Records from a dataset
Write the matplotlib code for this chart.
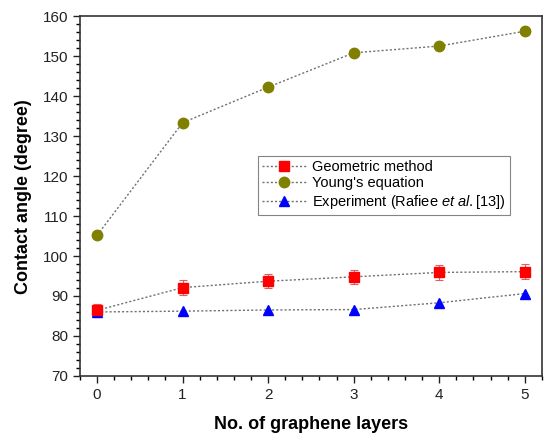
import matplotlib
matplotlib.use("Agg")
import matplotlib.pyplot as plt
from matplotlib.ticker import MultipleLocator

plt.rcParams['font.family'] = ['Liberation Sans', 'DejaVu Sans']
plt.rcParams['mathtext.fontset'] = 'custom'
plt.rcParams['mathtext.it'] = 'Liberation Sans:italic'
plt.rcParams['mathtext.rm'] = 'Liberation Sans'

layers = [0, 1, 2, 3, 4, 5]
geometric = [86.4, 92.1, 93.7, 94.8, 95.9, 96.1]
geometric_err = [1.7, 1.8, 1.8, 1.8, 1.8, 1.8]
young = [105.2, 133.4, 142.3, 150.9, 152.6, 156.3]
experiment = [86.0, 86.2, 86.5, 86.6, 88.3, 90.6]

fig = plt.figure(figsize=(5.44, 4.34), dpi=100)
ax = fig.add_axes([0.147, 0.134, 0.849, 0.828])

line_kw = dict(color='#707070', linestyle=(0, (1.5, 1.5)), linewidth=1.0)
h1 = ax.errorbar(layers, geometric, yerr=geometric_err, marker='s', markersize=6.5,
                 markerfacecolor='#ff0000', markeredgecolor='#ff0000',
                 ecolor='#e06060', elinewidth=0.8, capsize=3, capthick=0.8,
                 label='Geometric method', **line_kw)
h2, = ax.plot(layers, young, marker='o', markersize=7.5, markerfacecolor='#808000',
              markeredgecolor='#808000', label="Young's equation", **line_kw)
h3, = ax.plot(layers, experiment, marker='^', markersize=7.5, markerfacecolor='#0000ff',
              markeredgecolor='#0000ff',
              label=r'Experiment (Rafiee $\it{et\ al.}$[13])', **line_kw)

ax.set_xlim(-0.2, 5.2)
ax.set_ylim(70, 160)
ax.xaxis.set_major_locator(MultipleLocator(1))
ax.xaxis.set_minor_locator(MultipleLocator(0.2))
ax.yaxis.set_major_locator(MultipleLocator(10))
ax.yaxis.set_minor_locator(MultipleLocator(2))
ax.tick_params(which='major', direction='out', length=5, width=1, labelsize=11, colors='#222222')
ax.tick_params(which='minor', direction='out', length=3, width=1)
for s in ax.spines.values():
    s.set_linewidth(1.2)
    s.set_color('#333333')

ax.set_xlabel('No. of graphene layers', fontsize=13, fontweight='bold', labelpad=10)
ax.set_ylabel('Contact angle (degree)', fontsize=13, fontweight='bold', labelpad=8)

leg = ax.legend(handles=[h1[0], h2, h3],
                labels=['Geometric method', "Young's equation",
                        r'Experiment (Rafiee $\it{et\ al.}$[13])'],
                loc='upper left', bbox_to_anchor=(0.385, 0.612),
                fontsize=10.5, numpoints=1, handlelength=3, frameon=True, fancybox=False,
                borderpad=0.3, labelspacing=0.15, handletextpad=0.4, borderaxespad=0)
leg.get_frame().set_edgecolor('#666666')
leg.get_frame().set_linewidth(0.8)

fig.savefig('out.png', dpi=100)
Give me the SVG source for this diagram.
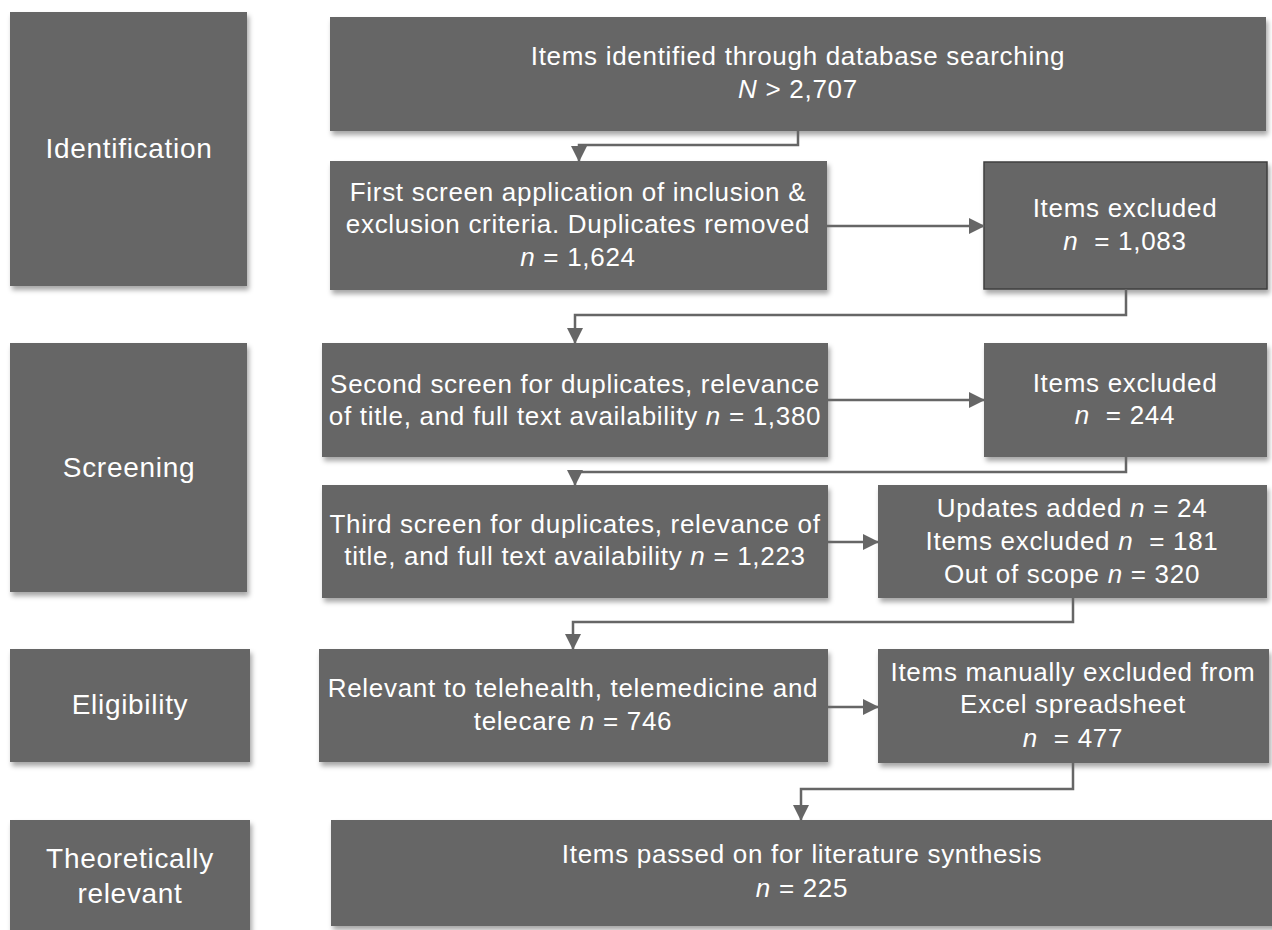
<svg xmlns="http://www.w3.org/2000/svg" width="1272" height="930" viewBox="0 0 1272 930">
  <defs>
    <filter id="shadow" x="-10%" y="-10%" width="130%" height="140%">
      <feDropShadow dx="2" dy="4" stdDeviation="2.5" flood-color="#000" flood-opacity="0.35"/>
    </filter>
    <marker id="arrow" markerUnits="userSpaceOnUse" markerWidth="16" markerHeight="16" viewBox="0 0 16 16" refX="15" refY="8" orient="auto">
      <path d="M0,0 L16,8 L0,16 Z" fill="#666666"/>
    </marker>
  </defs>
  <style>
    .box { fill: #666666; filter: url(#shadow); }
    .edge { stroke: #3f3f3f; stroke-width: 1.5; }
    .lbl { font-family: "Liberation Sans", Arial, sans-serif; font-size: 26px; letter-spacing: 0.7px; fill: #ffffff; text-anchor: middle; }
    .stage { font-size: 28px; }
    .it { font-style: italic; }
    .conn { fill: none; stroke: #666666; stroke-width: 2.5; marker-end: url(#arrow); }
  </style>
  <rect width="1272" height="930" fill="#ffffff"/>

  <!-- stage labels -->
  <g id="stage-identification">
    <rect class="box" x="10" y="12" width="237" height="274"/>
    <text class="lbl stage" x="129" y="158">Identification</text>
  </g>
  <g id="stage-screening">
    <rect class="box" x="10" y="343" width="237" height="249"/>
    <text class="lbl stage" x="129" y="477">Screening</text>
  </g>
  <g id="stage-eligibility">
    <rect class="box" x="10" y="649" width="240" height="113"/>
    <text class="lbl stage" x="130" y="714">Eligibility</text>
  </g>
  <g id="stage-theoretical">
    <rect class="box" x="10" y="820" width="240" height="120"/>
    <text class="lbl stage" x="130" y="868">Theoretically</text>
    <text class="lbl stage" x="130" y="903">relevant</text>
  </g>

  <!-- flow boxes -->
  <g id="identified">
    <rect class="box" x="330" y="17" width="936" height="114"/>
    <text class="lbl" x="798" y="65">Items identified through database searching</text>
    <text class="lbl" x="798" y="98"><tspan class="it">N</tspan> &gt; 2,707</text>
  </g>
  <g id="first-screen">
    <rect class="box" x="330" y="161" width="497" height="129"/>
    <text class="lbl" x="578" y="201">First screen application of inclusion &amp;</text>
    <text class="lbl" x="578" y="233">exclusion criteria. Duplicates removed</text>
    <text class="lbl" x="578" y="266"><tspan class="it">n</tspan> = 1,624</text>
  </g>
  <g id="excluded-1">
    <rect class="box edge" x="984" y="162" width="283" height="127"/>
    <text class="lbl" x="1125" y="217">Items excluded</text>
    <text class="lbl" x="1125" y="250"><tspan class="it">n</tspan>&#160; = 1,083</text>
  </g>
  <g id="second-screen">
    <rect class="box" x="322" y="343" width="506" height="114"/>
    <text class="lbl" x="575" y="393">Second screen for duplicates, relevance</text>
    <text class="lbl" x="575" y="425">of title, and full text availability <tspan class="it">n</tspan> = 1,380</text>
  </g>
  <g id="excluded-2">
    <rect class="box" x="984" y="343" width="283" height="114"/>
    <text class="lbl" x="1125" y="392">Items excluded</text>
    <text class="lbl" x="1125" y="424"><tspan class="it">n</tspan>&#160; = 244</text>
  </g>
  <g id="third-screen">
    <rect class="box" x="322" y="485" width="506" height="113"/>
    <text class="lbl" x="575" y="533">Third screen for duplicates, relevance of</text>
    <text class="lbl" x="575" y="565">title, and full text availability <tspan class="it">n</tspan> = 1,223</text>
  </g>
  <g id="updates">
    <rect class="box" x="878" y="485" width="389" height="113"/>
    <text class="lbl" x="1072" y="517">Updates added <tspan class="it">n</tspan> = 24</text>
    <text class="lbl" x="1072" y="550">Items excluded <tspan class="it">n</tspan>&#160; = 181</text>
    <text class="lbl" x="1072" y="583">Out of scope <tspan class="it">n</tspan> = 320</text>
  </g>
  <g id="relevant">
    <rect class="box" x="319" y="649" width="509" height="113"/>
    <text class="lbl" x="573" y="697">Relevant to telehealth, telemedicine and</text>
    <text class="lbl" x="573" y="730">telecare <tspan class="it">n</tspan> = 746</text>
  </g>
  <g id="manually-excluded">
    <rect class="box" x="878" y="649" width="391" height="114"/>
    <text class="lbl" x="1073" y="681">Items manually excluded from</text>
    <text class="lbl" x="1073" y="713">Excel spreadsheet</text>
    <text class="lbl" x="1073" y="747"><tspan class="it">n</tspan>&#160; = 477</text>
  </g>
  <g id="synthesis">
    <rect class="box" x="331" y="820" width="950" height="106"/>
    <text class="lbl" x="802" y="863">Items passed on for literature synthesis</text>
    <text class="lbl" x="802" y="897"><tspan class="it">n</tspan> = 225</text>
  </g>

  <!-- connectors -->
  <g id="connectors">
    <path class="conn" d="M798,131 V145 H579 V161"/>
    <path class="conn" d="M827,226 H984"/>
    <path class="conn" d="M1126,289 V315 H575 V343"/>
    <path class="conn" d="M828,400 H984"/>
    <path class="conn" d="M1126,457 V472 H575 V485"/>
    <path class="conn" d="M828,542 H878"/>
    <path class="conn" d="M1073,598 V622 H573 V649"/>
    <path class="conn" d="M828,707 H878"/>
    <path class="conn" d="M1073,763 V789 H801 V820"/>
  </g>
</svg>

:: Work instructions ::
Copy, word for word, the entries above from the first line to the line that holds "plt.rcParams['mathtext.rm'] = 'Liberation". Drop the pictures.

:: The answer ::
Write the matplotlib code for this chart.
import matplotlib
matplotlib.use("Agg")
import matplotlib.pyplot as plt
from matplotlib.ticker import MultipleLocator

plt.rcParams['font.family'] = ['Liberation Sans', 'DejaVu Sans']
plt.rcParams['mathtext.fontset'] = 'custom'
plt.rcParams['mathtext.it'] = 'Liberation Sans:italic'
plt.rcParams['mathtext.rm'] = 'Liberation Sans'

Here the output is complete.